Swapping and sharing clothes or toys are nowadays very common. Even carsharing and land share has become successful. The sharing economy is nothing new, it’s around for over 10 years. But how about swapping furniture?
20 billion pounds of furniture end up in landfills annually in the US. In the UK a survey of over 2,000 first-time buyers and renters revealed a third are sending their unwanted goods to landfill, rather than finding ways to give them a new lease of life. This means 800 000 tonnes of furniture (220 million pieces of furniture) and other household goods end up in landfill every year, often because we have cut off the regulation fire label so rehoming is not possible. This isn’t sustainable. Do you agree?
In this article, I want to make you aware of the possibilities we have to keep furniture out of landfills by applying a concept that is hundreds of years old. You guessed it!
From a young age, we know: Sharing is caring. But how do we apply this concept as we become adults and raise our own children? I’m an only child, so I didn’t have to share my toys with my siblings. This didn’t change much after becoming an adult. Having two children has shifted my perspective a lot. Baby clothes and toys were already hand-me-downs from cousins and happily received for my kids as they saved a fortune. I did realize very quickly how beneficial sharing can be even on a small scale. You will still earn a strange look from me though when you ask if you could get a bite of my sandwich. Sharing my lunch isn’t for me…
But enough of me!
As mentioned above too much furniture ends up in landfills as we evolve our style or move our homes (on average every 1-2 years). I remember having moved home nine times, three times in the UK, and that only in one decade. Crazy, but that’s life! When we move so often, we tend to get cheap low-quality furniture rather than high-quality furniture that lasts and can be passed on to the next generation.
The idea of swapping furniture is not new. People with great interior taste but who get bored with their own furniture after a while are already swapping their interiors with friends. If you have a friend who has great style, ask if you can swap some wall hangings, decor, or even the sofa. If you are brave, you could even swap the whole room with hers/his. You don’t lose anything apart from some time.

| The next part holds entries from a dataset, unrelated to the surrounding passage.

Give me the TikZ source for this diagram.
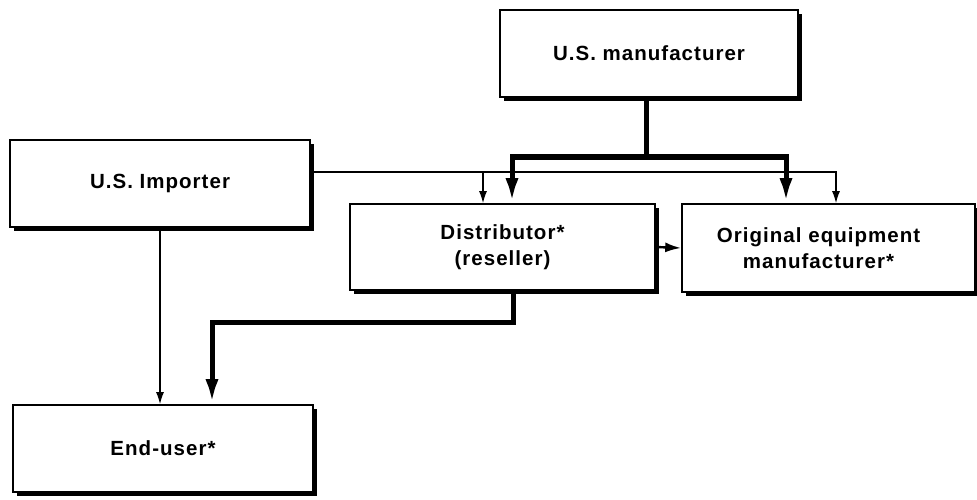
\documentclass[tikz,border=0pt]{standalone}
\usepackage{fontspec}
\setmainfont{Liberation Sans}[LetterSpace=5]
\usetikzlibrary{arrows.meta,shadows}
\begin{document}
\begin{tikzpicture}[x=1pt,y=-1pt,
  box/.style={draw, line width=1.6pt, fill=white, inner sep=0pt, align=center,
    font=\bfseries\fontsize{20.5}{26}\selectfont,
    drop shadow={shadow xshift=4pt,shadow yshift=-4pt,fill=black,opacity=1}},
  thk/.style={line width=5pt, -{Latex[length=25pt,width=13pt]}},
  thkline/.style={line width=5pt},
  thn/.style={line width=1.4pt, -{Latex[length=12pt,width=8pt]}},
  mid/.style={line width=2.4pt, -{Latex[length=16pt,width=10pt]}}
]
\useasboundingbox (0,0) rectangle (977,500);
\fill[white] (0,0) rectangle (977,500);

\node[box, minimum width=298pt, minimum height=87pt] (man) at (649,53.5) {U.S. manufacturer};
\node[box, minimum width=300pt, minimum height=87pt] (imp) at (160,183.5) {U.S. Importer};
\node[box, minimum width=305pt, minimum height=86pt] (dis) at (502.5,247) {Distributor*\\(reseller)};
\node[box, minimum width=293pt, minimum height=88pt, text width=270pt] (oem) at (828.5,248) {\hspace*{-20pt}Original equipment\\\hspace*{-20pt}manufacturer*};
\node[box, minimum width=300pt, minimum height=87pt] (end) at (163,448.5) {End-user*};

% thin importer lines
\coordinate (b1) at (483,172);
\draw[thn] ([yshift=11.5pt]imp.east) -| ([xshift=7.5pt]oem.north);
\draw[thn] (b1) -- (b1 |- dis.north);
\draw[thn] (imp.south) -- (imp.south |- end.north);

% thick manufacturer lines
\coordinate (j) at (646,157);
\draw[thkline] (man.south -| j) -- (j);
\draw[thk] (j) -| ([xshift=9.5pt]dis.north);
\draw[thk] (j) -| ([xshift=-42.5pt]oem.north);

% distributor to end-user
\coordinate (k) at (212,322);
\draw[thk] ([xshift=10.5pt]dis.south) |- (k) -- (k |- end.north);

% distributor to OEM
\draw[mid] (dis.east) -- (oem.west);
\end{tikzpicture}
\end{document}
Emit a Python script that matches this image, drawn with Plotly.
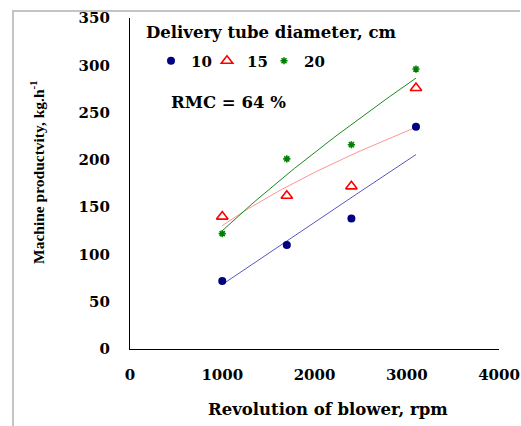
import numpy as np
import plotly.graph_objects as go

# Blower speed (rpm) and measured machine productivity (kg/h) per tube diameter
rpm = [1000, 1700, 2400, 3100]
prod_10cm = [72, 110, 138, 235]
prod_15cm = [140, 162, 172, 276]
prod_20cm = [122, 201, 216, 296]

x_ticks = [0, 1000, 2000, 3000, 4000]
y_ticks = [0, 50, 100, 150, 200, 250, 300, 350]

W, H = 521, 426
M = dict(l=130, r=22, t=18, b=77)
PW, PH = W - M["l"] - M["r"], H - M["t"] - M["b"]

SERIF_W = "DejaVu Serif"
SERIF = "Liberation Serif"


def px_x(p):
    return (p - M["l"]) / PW


def px_y(p):
    return (H - M["b"] - p) / PH


def power_fit(x, y):
    """Least-squares fit of y = a * x**b (fitted in log space)."""
    b, ln_a = np.polyfit(np.log(x), np.log(y), 1)
    xs = np.linspace(min(x), max(x), 60)
    return xs, np.exp(ln_a) * xs ** b


# name, values, marker style, trend-line colour, legend id, legend text x (px)
series = [
    ("10", prod_10cm, dict(symbol="circle", size=8, color="#000080"),
     "#5656c4", "legend", 192),
    ("15", prod_15cm, dict(symbol="triangle-up-open", size=10, color="#ff0000",
                           line=dict(width=1.6, color="#ff0000")),
     "#ff9494", "legend2", 248),
    ("20", prod_20cm, dict(symbol="asterisk-open", size=6, color="#008000",
                           line=dict(width=1.6, color="#008000")),
     "#1a8a1a", "legend3", 305),
]

fig = go.Figure()
for name, vals, marker, line_color, leg, _ in series:
    xs, ys = power_fit(rpm, vals)
    fig.add_trace(go.Scatter(x=xs, y=ys, mode="lines", showlegend=False,
                             hoverinfo="skip",
                             line=dict(color=line_color, width=1)))
for name, vals, marker, line_color, leg, _ in series:
    fig.add_trace(go.Scatter(x=rpm, y=vals, mode="markers", name=name,
                             marker=marker, legend=leg))

bold15 = dict(family=SERIF_W, size=15, color="black", weight="bold")
bold16 = dict(family=SERIF_W, size=16.5, color="black", weight="bold")

legend_layout = {}
for name, vals, marker, line_color, leg, text_x in series:
    legend_layout[leg] = dict(
        orientation="h", x=px_x(text_x - 41), xanchor="left",
        y=px_y(61), yanchor="middle", bgcolor="rgba(0,0,0,0)",
        font=bold15, itemwidth=30)

fig.update_layout(
    width=W, height=H,
    margin=dict(l=M["l"], r=M["r"], t=M["t"], b=M["b"], pad=0, autoexpand=False),
    paper_bgcolor="white", plot_bgcolor="white",
    showlegend=True,
    **legend_layout,
    xaxis=dict(range=[0, 4000], tickvals=x_ticks, ticktext=[str(v) for v in x_ticks],
               showgrid=False, zeroline=False, showline=True, linecolor="black",
               linewidth=1.3, ticks="", tickfont=bold15, ticklabelstandoff=12,
               automargin=False),
    yaxis=dict(range=[0, 350], tickvals=y_ticks, ticktext=[str(v) for v in y_ticks],
               showgrid=False, zeroline=False, showline=True, linecolor="black",
               linewidth=1.3, ticks="", tickfont=bold15, ticklabelstandoff=16,
               automargin=False),
    annotations=[
        dict(text="Delivery tube diameter, cm", xref="paper", yref="paper",
             x=px_x(144), y=px_y(33), xanchor="left", yanchor="middle",
             showarrow=False, font=bold16),
        dict(text="RMC = 64 %", xref="paper", yref="paper",
             x=px_x(169), y=px_y(103), xanchor="left", yanchor="middle",
             showarrow=False, font=bold16),
        dict(text="Revolution of blower, rpm", xref="paper", yref="paper",
             x=px_x(328), y=px_y(410), xanchor="center", yanchor="middle",
             showarrow=False, font=bold16),
        dict(text="Machine productvity, kg.h<sup>-1</sup>", xref="paper", yref="paper",
             x=px_x(37), y=px_y(172), xanchor="center", yanchor="middle",
             textangle=-90, showarrow=False,
             font=dict(family=SERIF, size=15.5, color="black", weight="bold")),
    ],
    shapes=[
        dict(type="line", xref="paper", yref="paper",
             x0=px_x(13), x1=px_x(13), y0=px_y(H + 2), y1=px_y(11),
             line=dict(color="#c4c4c4", width=2)),
        dict(type="line", xref="paper", yref="paper",
             x0=px_x(12), x1=px_x(520), y0=px_y(11), y1=px_y(11),
             line=dict(color="#c4c4c4", width=2)),
    ],
)

fig.write_html("out.html")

In times of peer-to-peer platforms like Facebook, the swapping gets even easier. Join a local group or create one and start swapping right away. Consider some rules to make sure the participants treat the furniture gently and like their own.
In my article about How to shop sustainable for your home, I touch on the benefits of renting furniture. If you are a student or you live in a short-term rental then this is a great option. There are many furniture companies out there that offer contemporary and stylish furniture for a fee.

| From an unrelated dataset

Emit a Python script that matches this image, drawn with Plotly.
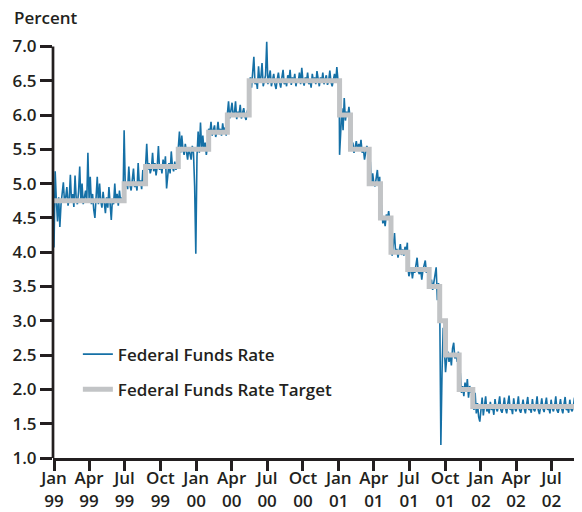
import pandas as pd
import plotly.graph_objects as go

# ---- Data ----
# Federal funds target changes (date the target took effect, level in percent)
target_dates = ["1999-01-01", "1999-06-30", "1999-08-24", "1999-11-16", "2000-02-02",
                "2000-03-21", "2000-05-16", "2001-01-03", "2001-01-31", "2001-03-20",
                "2001-04-18", "2001-05-15", "2001-06-27", "2001-08-21", "2001-09-17",
                "2001-10-02", "2001-11-06", "2001-12-11", "2002-09-17"]
target_values = [4.75, 5.00, 5.25, 5.50, 5.75, 6.00, 6.50, 6.00, 5.50, 5.00,
                 4.50, 4.00, 3.75, 3.50, 3.00, 2.50, 2.00, 1.75, 1.75]

# Effective federal funds rate, sampled every 3 days within each target period
rate_1999_h1 = [4.07, 5.18, 4.75, 4.45, 4.80, 4.37, 4.70, 4.85, 5.02, 4.72,
                4.80, 4.95, 4.68, 4.78, 5.13, 4.72, 4.85, 4.66, 5.12, 4.78,
                4.70, 4.88, 5.25, 4.74, 5.00, 4.70, 4.80, 4.90, 4.72, 5.45,
                4.78, 5.10, 4.70, 4.85, 4.62, 4.50, 4.80, 5.10, 4.70, 5.00,
                4.75, 4.65, 4.88, 4.72, 4.57, 4.80, 4.65, 4.95, 4.72, 4.47,
                4.78, 4.70, 5.00, 4.72, 4.85, 4.68, 4.90, 4.74, 4.80, 4.72]
rate_1999_jul = [5.78, 4.95, 5.02, 4.92, 5.25, 4.98, 4.90, 5.05, 5.22, 4.95,
                 5.02, 4.90, 5.30, 4.98, 5.05, 4.92, 5.20, 5.00, 5.10]
rate_1999_sep = [5.25, 5.58, 5.20, 5.30, 5.15, 5.22, 5.45, 5.18, 5.30, 5.12,
                 5.25, 5.55, 5.20, 5.28, 5.15, 5.35, 5.22, 5.40, 4.93, 5.20,
                 5.30, 5.15, 5.47, 5.25, 5.18, 5.32, 5.20, 5.28]
rate_1999_dec = [5.55, 5.76, 5.45, 5.70, 5.50, 5.42, 5.58, 5.48, 5.35, 5.52,
                 5.40, 5.35, 5.55, 5.45, 4.96, 3.98, 5.40, 5.76, 5.45, 5.89,
                 5.50, 5.70, 5.48, 5.60, 5.42, 5.55]
rate_2000_feb = [5.80, 5.72, 5.90, 5.70, 5.78, 5.85, 5.68, 5.75, 5.90, 5.72,
                 5.80, 5.70, 5.88, 5.74, 5.82, 5.70]
rate_2000_apr = [6.02, 6.20, 5.95, 6.05, 6.18, 5.98, 6.02, 6.20, 5.94, 6.05,
                 6.00, 6.15, 5.95, 6.03, 6.10, 5.98, 5.93, 6.05, 6.12]
rate_2000_h2 = [6.45, 6.55, 6.40, 6.60, 6.85, 6.45, 6.52, 6.38, 6.71, 6.48,
                6.55, 6.76, 6.42, 6.50, 6.58, 7.07, 6.45, 6.55, 6.65, 6.42,
                6.50, 6.60, 6.45, 6.38, 6.52, 6.62, 6.48, 6.40, 6.55, 6.66,
                6.45, 6.52, 6.42, 6.58, 6.50, 6.66, 6.44, 6.55, 6.48, 6.60,
                6.42, 6.52, 6.48, 6.62, 6.45, 6.69, 6.50, 6.43, 6.55, 6.48,
                6.62, 6.45, 6.52, 6.40, 6.60, 6.48, 6.55, 6.45, 6.64, 6.50,
                6.42, 6.55, 6.48, 6.62, 6.45, 6.52, 6.58, 6.44, 6.50, 6.65,
                6.48, 6.42, 6.55, 6.60, 6.47, 6.70, 6.50, 6.40]
rate_2001_jan = [5.42, 5.90, 6.10, 5.78, 6.25, 5.92, 6.05, 5.98, 6.12, 5.95]
rate_2001_feb = [5.55, 5.48, 5.60, 5.45, 5.52, 5.62, 5.48, 5.58, 5.50, 5.64,
                 5.45, 5.52, 5.35, 5.48, 5.55, 5.50]
rate_2001_apr = [5.05, 5.32, 4.98, 5.15, 5.00, 4.96, 5.08, 5.20, 4.98, 5.10]
rate_2001_may = [4.55, 4.69, 4.42, 4.50, 4.38, 4.55, 4.48, 4.60, 4.45]
rate_2001_jun = [4.05, 3.95, 4.10, 4.28, 3.98, 4.05, 3.92, 4.02, 4.12, 3.96,
                 4.04, 3.95, 4.08, 4.00, 4.14]
rate_2001_jul = [3.80, 3.65, 3.72, 3.78, 3.62, 3.75, 3.70, 3.85, 3.92, 3.72,
                 3.68, 3.76, 3.60, 3.74, 3.80, 3.88, 3.70, 3.75, 3.66]
rate_2001_aug = [3.55, 3.50, 3.60, 3.45, 3.55, 3.65, 3.78, 3.30, 3.55]
rate_2001_sep = [3.30, 1.19, 2.25, 2.90, 2.60]
rate_2001_oct = [2.25, 2.45, 2.55, 2.40, 2.50, 2.35, 2.60, 2.68, 2.45, 2.52,
                 2.40, 2.55]
rate_2001_nov = [2.10, 2.24, 1.95, 2.05, 1.90, 2.10, 1.98, 2.15, 1.88, 2.05,
                 1.95, 2.02]
rate_2002 = [1.85, 1.70, 1.95, 1.65, 1.80, 1.60, 1.53, 1.70, 1.88, 1.62,
             1.75, 1.90, 1.68, 1.72, 1.65, 1.82, 1.70, 1.74, 1.63, 1.86,
             1.72, 1.68, 1.78, 1.90, 1.70, 1.66, 1.75, 1.88, 1.72, 1.65,
             1.80, 1.91, 1.70, 1.74, 1.64, 1.87, 1.72, 1.68, 1.76, 1.90,
             1.70, 1.66, 1.74, 1.85, 1.72, 1.65, 1.78, 1.89, 1.70, 1.73,
             1.66, 1.86, 1.71, 1.68, 1.75, 1.90, 1.70, 1.64, 1.74, 1.87,
             1.72, 1.67, 1.78, 1.88, 1.70, 1.74, 1.65, 1.85, 1.72, 1.68,
             1.76, 1.90, 1.70, 1.66, 1.74, 1.86, 1.72, 1.65, 1.78, 1.89,
             1.70, 1.73, 1.66, 1.85, 1.71, 1.68, 1.75, 1.88, 1.70, 1.65,
             1.74, 1.86, 1.72, 1.70]

rate_segments = [rate_1999_h1, rate_1999_jul, rate_1999_sep, rate_1999_dec,
                 rate_2000_feb, rate_2000_apr, rate_2000_h2, rate_2001_jan,
                 rate_2001_feb, rate_2001_apr, rate_2001_may, rate_2001_jun,
                 rate_2001_jul, rate_2001_aug, rate_2001_sep, rate_2001_oct,
                 rate_2001_nov, rate_2002]

tick_dates = pd.date_range("1999-01-01", "2002-07-01", freq="QS")
tick_labels = [f"{d.strftime('%b')}<br>{d.strftime('%y')}" for d in tick_dates]
y_ticks = [1.0, 1.5, 2.0, 2.5, 3.0, 3.5, 4.0, 4.5, 5.0, 5.5, 6.0, 6.5, 7.0]

# ---- Build series ----
rate_x, rate_y = [], []
for start, vals in zip(target_dates[:-1], rate_segments):
    rate_x.extend(pd.date_range(start, periods=len(vals), freq="3D"))
    rate_y.extend(vals)

INK = "#231f20"
FONT = "Open Sans"
FSIZE = 17
XRANGE = ["1998-12-29 10:00", "2002-09-17 07:00"]

fig = go.Figure()
fig.add_trace(go.Scatter(x=rate_x, y=rate_y, mode="lines", name="Federal Funds Rate",
                         line=dict(color="#1570a6", width=1.6), legend="legend",
                         xaxis="x", yaxis="y"))
# target drawn on the overlaid axis so it sits on top of the daily rate
fig.add_trace(go.Scatter(x=pd.to_datetime(target_dates), y=target_values, mode="lines",
                         name="Federal Funds Rate Target", line_shape="hv",
                         line=dict(color="#c2c4c6", width=5), legend="legend2",
                         xaxis="x2", yaxis="y"))

tfont = dict(family=FONT, size=FSIZE, color=INK, weight=600)
legend_style = dict(font=tfont, bgcolor="rgba(0,0,0,0)",
                    xanchor="left", yanchor="middle", x=0.047)

# the page adds an 8px body margin, so the figure is 8px smaller than the window
fig.update_layout(
    width=574, height=504,
    margin=dict(l=45, r=0, t=33, b=54, autoexpand=False),
    paper_bgcolor="white", plot_bgcolor="white",
    font=tfont,
    showlegend=True,
    legend=dict(**legend_style, y=0.248),
    legend2=dict(**legend_style, y=0.164),
    # axis with tick marks only
    xaxis=dict(range=XRANGE, tickvals=tick_dates, showticklabels=False,
               ticks="outside", ticklen=10, tickwidth=2.7,
               tickcolor=INK, showline=True, linewidth=2.7, linecolor=INK,
               showgrid=False, zeroline=False, automargin=False),
    # overlaid axis carrying the two-line tick labels
    xaxis2=dict(range=XRANGE, overlaying="x", matches="x", anchor="y", side="bottom",
                tickvals=tick_dates, ticktext=tick_labels, ticks="outside", ticklen=5,
                tickcolor="rgba(0,0,0,0)", showline=False, showgrid=False,
                zeroline=False, automargin=False, tickfont=tfont),
    yaxis=dict(range=[1.0, 7.08], tickvals=y_ticks, ticktext=[f"{v:.1f}" for v in y_ticks],
               ticks="outside", ticklen=12, tickwidth=2.7, tickcolor=INK,
               showline=False, showgrid=False, zeroline=False, automargin=False,
               tickfont=tfont),
    shapes=[dict(type="line", xref="paper", yref="y", x0=0, x1=0, y0=1.0, y1=7.0,
                 line=dict(color=INK, width=2.7))],
    annotations=[dict(text="Percent", xref="paper", yref="paper", x=-0.0775, y=1.056,
                      xanchor="left", yanchor="middle", showarrow=False, font=tfont)],
)

fig.write_html("out.html")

Feather, based in the US, has specialized in renting furniture for urban living. You can rent different packages that fit your apartment size or packages for rooms. Your monthly furniture payments can go toward a buyout. The company has a more responsible approach to furniture and offers a circular concept one that’s grounded in rental, reuse, and refurbishment.

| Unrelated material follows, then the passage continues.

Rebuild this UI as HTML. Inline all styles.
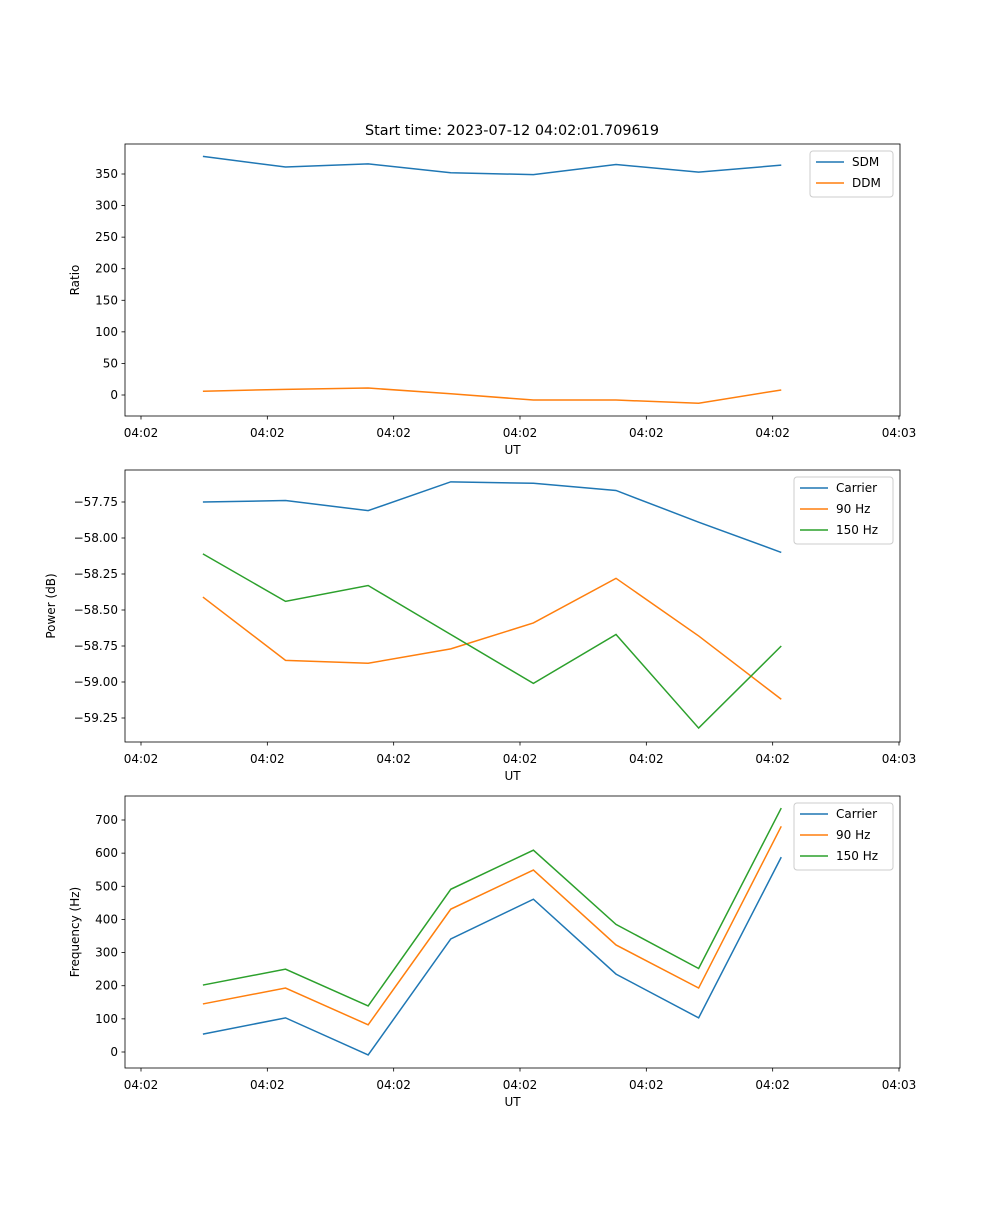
<!DOCTYPE html>
<html><head><meta charset="utf-8"><style>
body{margin:0;background:#fff;font-family:"Liberation Sans","DejaVu Sans",sans-serif}
svg text{font-family:"DejaVu Sans","Liberation Sans",sans-serif;font-size:12px;fill:#000}
</style></head><body>
<svg id="c" width="1000" height="1200" xmlns="http://www.w3.org/2000/svg"></svg>
<script>
const times=[4.9,11.44,17.98,24.52,31.06,37.6,44.14,50.68];
const xTicks=[0,10,20,30,40,50,60];
const xTickLabels=["04:02","04:02","04:02","04:02","04:02","04:02","04:03"];
const sdm=[378,361,366,352,349,365,353,364];
const ddm=[6,9,11,2,-8,-8,-13,8];
const pCarrier=[-57.75,-57.74,-57.81,-57.61,-57.62,-57.67,-57.89,-58.10];
const p90=[-58.41,-58.85,-58.87,-58.77,-58.59,-58.28,-58.68,-59.12];
const p150=[-58.11,-58.44,-58.33,-58.67,-59.01,-58.67,-59.32,-58.75];
const fCarrier=[54,103,-9,341,461,235,103,588];
const f90=[145,193,82,431,549,323,193,681];
const f150=[202,250,139,491,609,385,252,736];
const ratioTicks=[0,50,100,150,200,250,300,350];
const powerTicks=[-59.25,-59.0,-58.75,-58.5,-58.25,-58.0,-57.75];
const powerTickLabels=["\u221259.25","\u221259.00","\u221258.75","\u221258.50","\u221258.25","\u221258.00","\u221257.75"];
const freqTicks=[0,100,200,300,400,500,600,700];

const svg=document.getElementById('c');const NS='http://www.w3.org/2000/svg';
function mk(t,a,p){const e=document.createElementNS(NS,t);for(const k in a)e.setAttribute(k,a[k]);(p||svg).appendChild(e);return e;}
const L=125,R=900;
const xs=t=>141+(t-0)*(899-141)/60;
const C={b:'#1f77b4',o:'#ff7f0e',g:'#2ca02c'};
function panel(name,top,bot,y0v,y0p,y1v,y1p,ticks,tickLabels,ylab,series,legend){
  const g=mk('g',{});
  
  
  const ys=v=>y0p+(v-y0v)*(y1p-y0p)/(y1v-y0v);
  series.forEach(s=>{
    const pl=mk('polyline',{points:s.v.map((v,i)=>xs(times[i])+','+ys(v)).join(' '),fill:'none',stroke:s.c,'stroke-width':1.5},g);
    
    
  });
  mk('rect',{x:L,y:top,width:R-L,height:bot-top,fill:'none',stroke:'#000','stroke-width':0.8},g);
  xTicks.forEach((t,i)=>{const x=xs(t);mk('line',{x1:x,x2:x,y1:bot,y2:bot+3.5,stroke:'#000','stroke-width':0.8},g);
    const tx=mk('text',{x:x,y:bot+21,'text-anchor':'middle'},g);tx.textContent=xTickLabels[i];});
  const xl=mk('text',{x:(L+R)/2,y:bot+38,'text-anchor':'middle'},g);xl.textContent='UT';
  
  ticks.forEach((t,i)=>{const y=ys(t);mk('line',{x1:L-3.5,x2:L,y1:y,y2:y,stroke:'#000','stroke-width':0.8},g);
    const tx=mk('text',{x:L-7,y:y+4,'text-anchor':'end'},g);tx.textContent=tickLabels?tickLabels[i]:t;});
  const yl=mk('text',{x:0,y:0,'text-anchor':'middle',transform:`translate(${legend.yx},${(top+bot)/2}) rotate(-90)`},g);yl.textContent=ylab;
  
  const lg=mk('g',{},g);
  
  mk('rect',{x:legend.x,y:top+7,width:legend.w,height:series.length*21+4,fill:'#fff',stroke:'#ccc',rx:3},lg);
  series.forEach((s,i)=>{const y=top+18+i*21;
    mk('line',{x1:legend.x+6,x2:legend.x+34,y1:y,y2:y,stroke:s.c,'stroke-width':1.5},lg);
    const tx=mk('text',{x:legend.x+42,y:y+4},lg);tx.textContent=s.n;});
}
const title=mk('text',{x:512,y:135,'text-anchor':'middle',style:'font-size:14.4px'});
title.textContent='Start time: 2023-07-12 04:02:01.709619';

panel('ratio-panel',144,416,0,395,350,174,ratioTicks,null,'Ratio',[{n:'SDM',v:sdm,c:C.b},{n:'DDM',v:ddm,c:C.o}],{x:810,w:83,yx:79});
panel('power-panel',470,742,-57.75,502,-59.25,718,powerTicks.slice().reverse(),powerTickLabels.slice().reverse(),'Power (dB)',[{n:'Carrier',v:pCarrier,c:C.b},{n:'90 Hz',v:p90,c:C.o},{n:'150 Hz',v:p150,c:C.g}],{x:794,w:99,yx:55});
panel('frequency-panel',796,1068,0,1052,700,820,freqTicks,null,'Frequency (Hz)',[{n:'Carrier',v:fCarrier,c:C.b},{n:'90 Hz',v:f90,c:C.o},{n:'150 Hz',v:f150,c:C.g}],{x:794,w:99,yx:79});
</script>
</body></html>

Source: Feather – furniture rental.
If you are based in the UK there are also furniture rentals where you can find curated packages for your needs.
If you are like me you love second-hand furniture shops or online platforms. It gives me a feeling of buying a piece of history. Vintage is still on-trend, but you can get even preloved contemporary furniture. As mentioned before in urban spaces people move on average every 1-2 years. Not all furniture fits in the new place. Some people get a sofa or an armchair for a home office and nobody ever sat on it for a whole year. You don’t have to be a vintage fan to be a preloved furniture fan. One of my sofas I got from an online second-hand platform was just one year old when it was put on the marketplace.
When we moved into our Valley House I decorated an entire room only with preloved furniture and lighting. I found the challenge of finding the right pieces that also match and complement each other fascinating. Buying preloved and donating your furniture contributes to the circular economy. It keeps the furniture in the loop and out of landfills. It also feels great!